Rangers might be required to travel 100 miles or more (one way) on a mission. They traveled light, on foot, by canoe, and during winter they used snowshoes. This suggests they needed the skills to build and repair equipment generally considered to be “Indian” in nature.
During the early period of the war, the Rangers operated almost exclusively around Lake Champlain. They often encountered and engaged enemy Indian scouts in the region. Many of those Indian groups were Iroquois, but there were some Abenaki among them.
After being headquartered in Haverhill, the route north for spying missions is described as
… they traveled northwest from Newbury to the head of the Wells River, then to the great falls on the LaMoille River, to the Mississquoi River, and on to Rushmore (also known as Belisle) Mountain. Near to the mountain lived Pierre Lecouin whose farm served as a place of rendezvous (Huden 1959, 88).
Spying was dangerous business. Getting caught was certain death. In addition, the British had placed a price on Whitcomb’s head very early in the war after he shot and killed a British officer. Any man found with Whitcomb was also ordered to be executed. So even when they were not spying in enemy territory they were targets.
When most army regiments were enduring the boredom and inactivity of Winter Quarters or receiving furloughs, Rangers were active in the field. Spying and scouting where year round activities. However, documents do suggest some Rangers were given leave to return home during the winter months. Perhaps it was the young men without families of their own who remained in service during the winter.
Major Whitcomb penned a number of complaints to his superiors about supply problems. As a result of the supply problems and being an Independent Company, they probably didn’t have much in the way of regular uniforms and fending for themselves was probably an every day occurrence, or at least so when on scouting and spying missions in the wilderness. Documentation suggests they established friendly contacts or safe houses where they could resupply when passing through enemy territory.
Many of Whitcomb’s men followed him to Concord (Lisbon), NH when their service was up, suggesting they maintained a great deal of respect for their leader even after the war.
Did Whitcomb’s Rangers interact with local Native People?
Mike provided the following answer
Whitcomb and the Americans in the Co-os region had constant contact with Indians out of Canada–many looking for food, clothing, and shelter. Quite a bit on these doings in the Haldimand Papers and in the Johnson Papers at the VT Hist. Soc.
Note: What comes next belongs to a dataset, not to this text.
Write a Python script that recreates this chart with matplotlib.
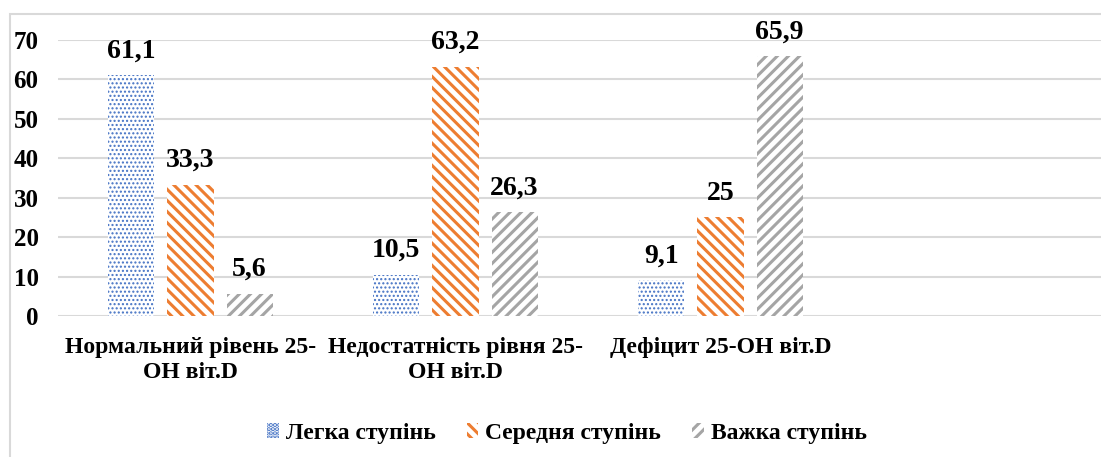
import numpy as np
import matplotlib
matplotlib.use("Agg")
import matplotlib.pyplot as plt
from matplotlib.patches import Patch, Rectangle

categories = ["Нормальний рівень 25-\nOH віт.D", "Недостатність рівня 25-\nOH віт.D", "Дефіцит 25-OH віт.D"]
series_names = ["Легка ступінь", "Середня ступінь", "Важка ступінь"]
legka = [61.1, 10.5, 9.1]
serednia = [33.3, 63.2, 25]
vazhka = [5.6, 26.3, 65.9]
yticks = [0, 10, 20, 30, 40, 50, 60, 70]

plt.rcParams['font.family'] = ['Liberation Serif', 'DejaVu Serif']
plt.rcParams['font.weight'] = 'bold'

fig = plt.figure(figsize=(11.01, 4.57), dpi=100)
# outer chart frame (only left and top edges visible in the crop)
fig.patches.append(Rectangle((10/1101, -0.1), 1.2, 1.1 - 14/457, transform=fig.transFigure,
                             fill=False, edgecolor='#d9d9d9', linewidth=1.5))
ax = fig.add_axes([58/1101, 1 - 316/457, 1 - 58/1101, (316 - 40)/457])

x = np.arange(len(categories))
w = 0.174
step = 0.223
styles = [
    dict(facecolor='white', edgecolor='#4472C4', hatch='....'),
    dict(facecolor='white', edgecolor='#ED7D31', hatch='\\\\\\'),
    dict(facecolor='white', edgecolor='#A5A5A5', hatch='///'),
]
hatch_lw = [1.0, 2.2, 2.2]
data = [legka, serednia, vazhka]
for i, (vals, st) in enumerate(zip(data, styles)):
    plt.rcParams['hatch.linewidth'] = hatch_lw[i]
    bars = ax.bar(x + (i - 1) * step, vals, w, linewidth=0, zorder=2, **st)
    for b, v in zip(bars, vals):
        txt = ('%g' % v).replace('.', ',')
        ax.text(b.get_x() + b.get_width()/2, v + 3.0, txt, ha='center', va='bottom',
                fontsize=20, fontweight='bold', clip_on=False)

ax.set_xlim(-0.5, -0.5 + (1101 - 58)/265)
ax.set_ylim(0, 70)
ax.set_yticks(yticks)
ax.yaxis.grid(True, color='#d9d9d9', linewidth=1.5, zorder=0)
ax.set_axisbelow(True)
for s in ax.spines.values():
    s.set_visible(False)
ax.tick_params(axis='y', length=0, pad=14, labelsize=18)
ax.tick_params(axis='x', length=0, pad=15, labelsize=17)
ax.set_xticks(x)
ax.set_xticklabels(categories, linespacing=1.25)

handles = []
for n, st, lw in zip(series_names, styles, hatch_lw):
    plt.rcParams['hatch.linewidth'] = lw
    handles.append(Patch(label=n, linewidth=0, **st))
fig.legend(handles=handles, loc='center', bbox_to_anchor=(567/1101, 1 - 433/457), ncol=3,
           frameon=False, fontsize=17, handlelength=0.5, handleheight=0.6,
           handletextpad=0.3, columnspacing=1.3)

fig.savefig('out.png', dpi=100)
Major Whitcomb was personally acquainted with Joseph Louis Gill, an Englishman by blood, but an Abenaki by upbringing. Gill’s parents were both taken captive as children and adopted by the Abenaki at St. Francis (Odanak). Joseph Louis was a chief at St. Francis and believed to have been a double agent during the war, working for whichever side would be of most benefit to his people.
In addition, Whitcomb’s men were in the same region as the Indian Ranger Company under Capt. Vincent. It is very likely they had some overlapping duties and territories. but the documentation is lacking to prove it.
In summary, at a minimum, being a Ranger in Whitcomb’s Corp required serious wilderness survival skills, lots of travel, frequent danger, and the ability to think for oneself. It also placed the men in close proximity with local Native populations (both enemy and friendly) on both sides of the US-Canadian border. It’s also possible this type of service gave the men a special appreciation for Native culture and lifestyle.